A wire loop carrying `I` is placed in the ` x-y`plane as shown in fig.
(a) If a particle with charge ` +Q` and mass `m` is placed at the centre `P` and given a velocity ` vec(v)` along `NP`(see figure), find its instantaneous acceleration.
( b) If an external uniform magnetic induction field ` vec(B) = Bhat(i)` is applied , find the force and the torque acting on the loop due to this field.

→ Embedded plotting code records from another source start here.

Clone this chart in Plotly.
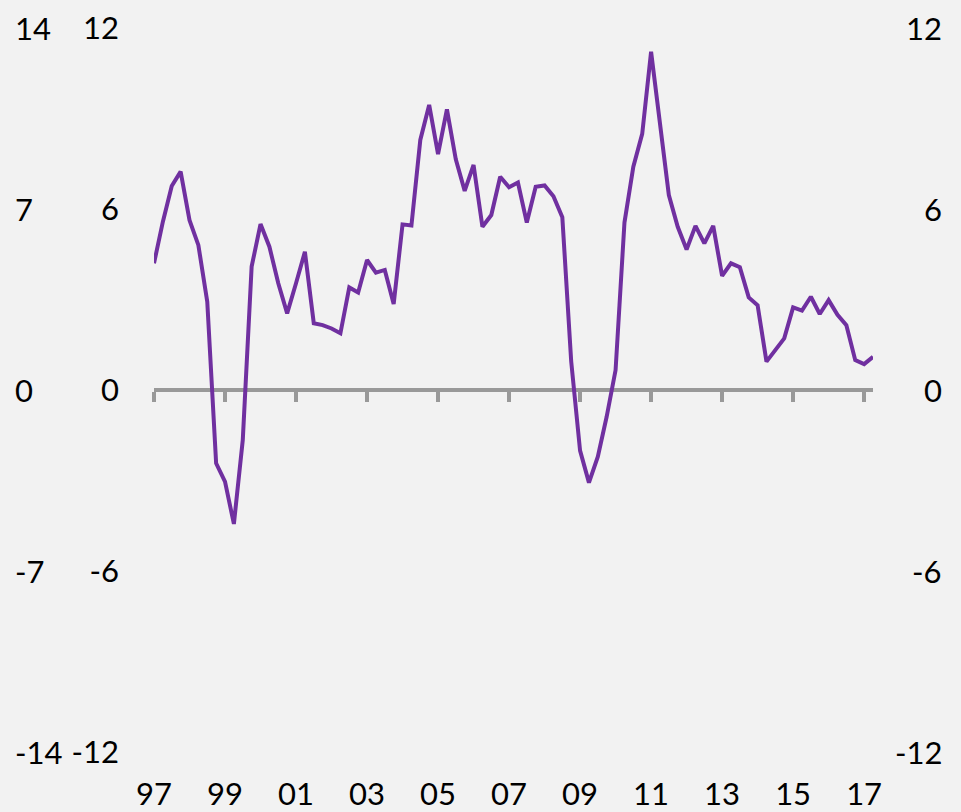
import plotly.graph_objects as go

# Quarterly series, 1997Q1 .. 2017Q2 (index 0..81)
values = [4.2, 5.58, 6.76, 7.24, 5.63, 4.8, 2.93, -2.43, -3.04, -4.44,
          -1.66, 4.09, 5.5, 4.75, 3.54, 2.54, 3.54, 4.58, 2.21, 2.15,
          2.04, 1.88, 3.4, 3.23, 4.31, 3.89, 3.98, 2.85, 5.49, 5.45,
          8.29, 9.45, 7.82, 9.3, 7.65, 6.6, 7.46, 5.41, 5.8, 7.07,
          6.72, 6.88, 5.55, 6.74, 6.78, 6.42, 5.73, 0.95, -2.01, -3.07,
          -2.21, -0.88, 0.66, 5.55, 7.4, 8.49, 11.21, 8.73, 6.46, 5.41,
          4.66, 5.44, 4.86, 5.44, 3.78, 4.2, 4.07, 3.07, 2.81, 0.94,
          1.33, 1.71, 2.74, 2.63, 3.09, 2.52, 2.98, 2.49, 2.15, 0.99,
          0.86, 1.1]
x_index = list(range(len(values)))

x_tick_positions = [0, 8, 16, 24, 32, 40, 48, 56, 64, 72, 80]
x_tick_labels = ["97", "99", "01", "03", "05", "07", "09", "11", "13", "15", "17"]

inner_ticks = [-12, -6, 0, 6, 12]
outer_ticks = [-14, -7, 0, 7, 14]
right_ticks = [-12, -6, 0, 6, 12]

BG = "#f2f2f2"
LINE = "#7030a0"
AXIS = "#999999"
FONT = dict(family="Lato, 'Open Sans', sans-serif", size=31, color="#000000")

fig = go.Figure()
fig.add_trace(go.Scatter(x=x_index, y=values, mode="lines",
                         line=dict(color=LINE, width=4),
                         showlegend=False, hoverinfo="skip"))

# invisible helper traces to activate secondary axes
fig.add_trace(go.Scatter(x=[0], y=[0], xaxis="x2", yaxis="y", mode="none",
                         showlegend=False, hoverinfo="skip"))
fig.add_trace(go.Scatter(x=[0], y=[0], xaxis="x", yaxis="y2", mode="none",
                         showlegend=False, hoverinfo="skip"))
fig.add_trace(go.Scatter(x=[0], y=[0], xaxis="x", yaxis="y3", mode="none",
                         showlegend=False, hoverinfo="skip"))

W, H = 961, 812
ml, mr, mt, mb = 154, 88, 28, 60
plot_w = W - ml - mr

annotations = []
for v in outer_ticks:
    annotations.append(dict(x=(13 - ml) / plot_w, xref="paper", y=v, yref="y3",
                            text=str(v), showarrow=False, xanchor="left",
                            yanchor="middle", font=FONT))
for v in right_ticks:
    annotations.append(dict(x=1 + (944 - (W - mr)) / plot_w, xref="paper", y=v, yref="y2",
                            text=str(v), showarrow=False, xanchor="right",
                            yanchor="middle", font=FONT))

fig.update_layout(
    width=W, height=H,
    margin=dict(l=ml, r=mr, t=mt, b=mb, pad=0, autoexpand=False),
    paper_bgcolor=BG, plot_bgcolor=BG,
    font=FONT,
    showlegend=False,
    xaxis=dict(range=[0, 81], tickmode="array", tickvals=x_tick_positions,
               ticktext=x_tick_labels, showline=False, showgrid=False,
               zeroline=False, ticks="", ticklabelstandoff=21,
               tickfont=FONT, automargin=False),
    xaxis2=dict(range=[0, 81], overlaying="x", anchor="free", position=0.5,
                tickmode="array", tickvals=x_tick_positions,
                showticklabels=False, showline=True, linecolor=AXIS,
                linewidth=3.5, ticks="outside", ticklen=10, tickwidth=4,
                tickcolor=AXIS, showgrid=False, zeroline=False,
                layer="below traces", automargin=False),
    yaxis=dict(range=[-12, 12], tickmode="array", tickvals=inner_ticks,
               ticktext=[str(v) for v in inner_ticks],
               showgrid=False, zeroline=False, showline=False, ticks="",
               ticklabelstandoff=34, tickfont=FONT, automargin=False),
    yaxis2=dict(range=[-12, 12], overlaying="y", side="right",
                showticklabels=False, showgrid=False, zeroline=False,
                showline=False, ticks="", automargin=False),
    yaxis3=dict(range=[-14, 14], overlaying="y", side="left",
                showticklabels=False, showgrid=False, zeroline=False,
                showline=False, ticks="", automargin=False),
    annotations=annotations,
)

fig.write_html("out.html", config={"displayModeBar": False},
               post_script="document.body.style.margin='0';")
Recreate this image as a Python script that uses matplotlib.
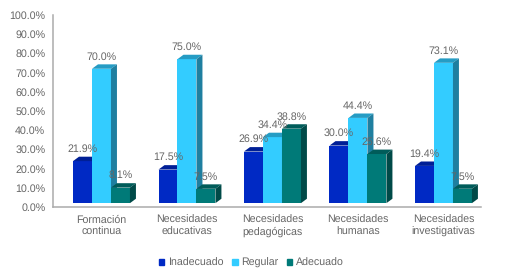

` vec(B)_(1) = (mu_(0))/(4 pi) ( 2I sqrt(3))/(a) (-hat (k)) , vec(B)_(2) = ( mu_(0))/( 4 pi ) ( 2 pi I)/(3a) hat(k)`
` vec(B) = vec(B)_(1) + vec(B)_(2) = ( mu_(0))/( 4 pi) (I)/(a) [ (2)/(3) - 2 sqrt(3)]hat (k) = (- mu_(0))/( 4 pi ) ( 2 I)/(a) (1.4) hat ((k)),`
` vec(v) = vcos 60 hat(i) + v sin 60 hat(j) `
` vec(F) = Q (vec(V)xx vec(B)) = Q[ (v)/(2)hat(i) + (sqrt(3))/(2) v hat(j)] xx [ ( mu_(0))/( 4 pi) ( 2.8 I)/(a) hat (K)]`
Now apply ` vec(a) = (vec(F))/(m)`
(b) KEY CONCEPT :The torque acting on the loop in the magnetic field is given by
`vec(tau) = vec(M)xx vec(B)` where `M = IA`
` A = ( area of PMQNP) - ( area of triangle PMN)`
` = 1/3 ( pi a^(2)) - 1/2 xx MNxxPS`
` = (pi a^(2))/(3) - (1)/(2)xx sqrt( 3a)xx (a)/(2) = a^(2)[(pi)/(3) - sqrt(3)/(4)]`
`vec(A) = a^(2)[(pi)/(3) - (sqrt(3))/(4)] hat(k)`
` :. vec(tau) = Ia^(2)[(pi)/(3) - (sqrt(3))/(4)] hat(k)xx hat(i)B`
`vec(tau) = BIa^(2) ((pi)/(3) - (sqrt(3))/(4))hat(j) = 0.614BIa^(2)hat(j)`
The force acting on the loop is zero.